Trotz der Kritik entschied sich der Kardinal, die Firmung selbst zu spenden. Die Jugendlichen und ihre Eltern hätten sich dafür ausgesprochen, erklärte ein Sprecher des Erzbistums. Vertreter der Protestinitiative zeigten sich enttäuscht. Ihr Vertrauen in Woelki sei – auch nach vorangegangenen direkten Gesprächen – „leider nicht gewachsen, sondern noch mehr verloren gegangen“.
Wann der päpstliche Kontrollbesuch endet, blieb am Montag weiter offen. „In der Pressemitteilung des Heiligen Stuhls ist von Mitte Juni die Rede“, erklärte die Sprecherin von Bischof van den Hende. Die Monatsmitte wäre genau am Dienstag erreicht.

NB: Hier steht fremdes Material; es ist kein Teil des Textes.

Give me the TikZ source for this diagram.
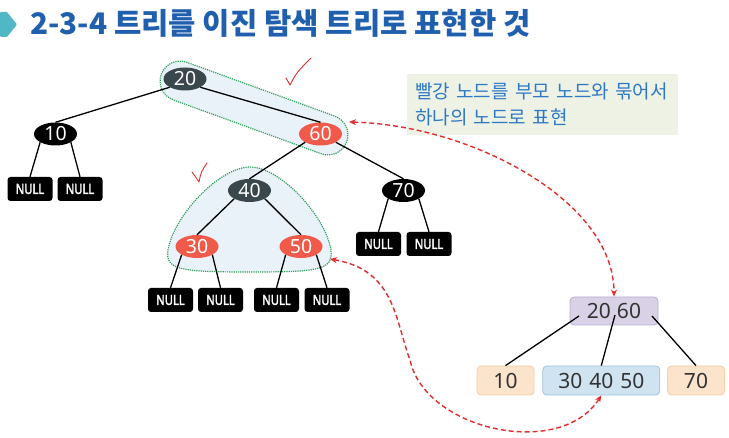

Und wie geht es danach weiter? Die Visitatoren schreiben einen Bericht über ihre Gespräche und Erkenntnisse, der neben der Feststellung möglicher Missstände auch Handlungsempfehlungen für deren Beseitigung enthalten kann. Dieser Bericht geht direkt an den Papst, denn alleine ihm sind sie verantwortlich. Und Franziskus muss dann entscheiden, wie er reagiert und wann. Dabei wird Franziskus vermutlich nicht nur die Lage in Köln in den Blick nehmen; er könnte mit abwägen, was seine Entscheidung für die international derzeit arg beäugte Kirche in ganz Deutschland bedeutet.